When you're on the right track, it helps to be out in front.

Rail operator Norfolk Southern (NYSE:NSC) launched a prototype battery-powered locomotive Monday for low-horsepower applications inside rail yards. Powered by 1,080 12-volt batteries, this zero-emissions rail yard workhorse raises the green technology race on the rails to a new standard.

Until now, recent industry efforts to tweak the efficiency of rail yard locomotives have centered on GenSet technologies, which employ multiple diesel generators to match the scale of power generation to fluctuations in demand. Leading operators like Norfolk Southern, CSX (NYSE:CSX), and Burlington Northern Santa Fe (NYSE:BNI) have invested in these technologies, but the track to a greener rail industry appears to be changing direction.

Where these tracks lead
What I find exciting about this week's prototype launch by Norfolk Southern has more to do with the future than the present. Reduced railyard emissions and related cost savings are welcome advances indeed, but this locomotive paves the way for a revolution in the efficiency of cargo-hauling technology. Significantly, Norfolk Southern's new prototype harnesses the enormous amount of kinetic energy created by the braking process, and conducts it back into the battery bank.
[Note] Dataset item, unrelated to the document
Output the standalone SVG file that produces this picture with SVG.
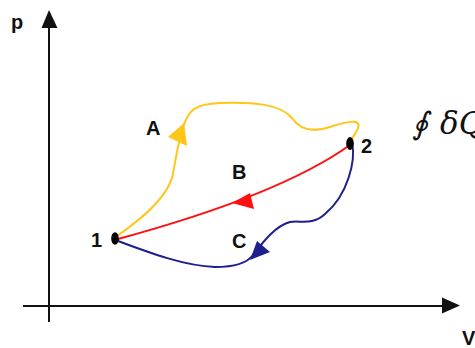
<svg xmlns="http://www.w3.org/2000/svg" width="475" height="348" viewBox="0 0 475 348">
<style>
.lbl{font-family:"Liberation Sans",Arial,sans-serif;font-weight:bold;font-size:20px;fill:#111}
.axis{stroke:#111;stroke-width:2;fill:none}
.path{fill:none;stroke-width:2;stroke-linecap:round}
</style>
<rect width="475" height="348" fill="#fff"/>
<g id="axes">
<line class="axis" x1="49" y1="322" x2="49" y2="24"/>
<polygon points="49,10 41.5,28 57.5,28" fill="#111"/>
<line class="axis" x1="23" y1="306" x2="446" y2="306"/>
<polygon points="460,305.5 442,297.5 442,313.5" fill="#111"/>
<text class="lbl" x="11" y="29" font-size="22">p</text>
<text class="lbl" x="462" y="345" font-size="22">V</text>
</g>
<g id="connectors">
<path class="path" stroke="#FFC61A" d="M117,236 C140,220 165,200 172,178 C176,160 178,140 183,128 C188,110 195,104 220,103 C255,102 280,104 292,118 C300,130 312,133 330,127 C345,122 362,118 358,128 C356,134 352,138 350,142"/>
<polygon points="184,123 168,137 187,146" fill="#FFC61A"/>
<path class="path" stroke="#FF1010" d="M350,145 Q280,195 118,239"/>
<polygon points="232,203 250,193 254,209" fill="#FF1010"/>
<path class="path" stroke="#1E1E8F" d="M352,143 C356,160 348,195 325,214 C312,226 300,220 290,222 C275,226 263,242 253,255 C248,262 235,267 215,267 C185,266 150,253 118,241"/>
<polygon points="250,260 257,241 270,252" fill="#1E1E8F"/>
</g>
<g id="node1">
<ellipse cx="115" cy="238.5" rx="3.8" ry="6.2" fill="#000"/>
<text class="lbl" x="91" y="247">1</text>
</g>
<g id="node2">
<ellipse cx="350" cy="143.5" rx="3.8" ry="6.5" fill="#000"/>
<text class="lbl" x="361" y="153">2</text>
</g>
<g id="labelA"><text class="lbl" x="146" y="135">A</text></g>
<g id="labelB"><text class="lbl" x="232" y="179">B</text></g>
<g id="labelC"><text class="lbl" x="232" y="248">C</text></g>
<g id="equation">
<text y="134" font-family="'DejaVu Serif','Liberation Serif',serif" font-style="italic" font-size="31" fill="#111"><tspan x="412">∮</tspan><tspan x="440">δQ</tspan></text>
</g>
</svg>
By the end of 2010, Norfolk Southern hopes to test a hybrid locomotive that is powered by both diesel and battery power. Recharging the batteries with the energy from braking will convert a resource now wasted into reduced fuel consumption. General Electric (NYSE:GE) is also steaming down this hybrid locomotive path, and it calculates that the amount of energy harnessed from the braking of a single 207-ton locomotive during a year could power about 160 homes for the equivalent amount of time.

Regardless of the outcome of the cap-and-trade initiative, it's clear that reducing emissions will become an ever-increasing determinant of competitiveness in all industrial sectors. This is a generational trend, and a paradigm shift that is finally taking hold worldwide.

I will take it one step further, and argue that long-term buy-and-hold investors aren't doing proper due diligence if they don't consider steps to reduce emissions when researching an industrial stock. Whether you're drawn to Peabody Energy (NYSE:BTU) for its role in clean-coal initiatives such as FutureGen, or Waste Management (NYSE:WM) for its innovations in converting waste to energy, a demonstrable commitment to blaze trails through the green revolution will be the very currency of long-term success. By advancing the contribution of the railroad industry to this megatrend, Norfolk Southern has chugged ahead of its peers.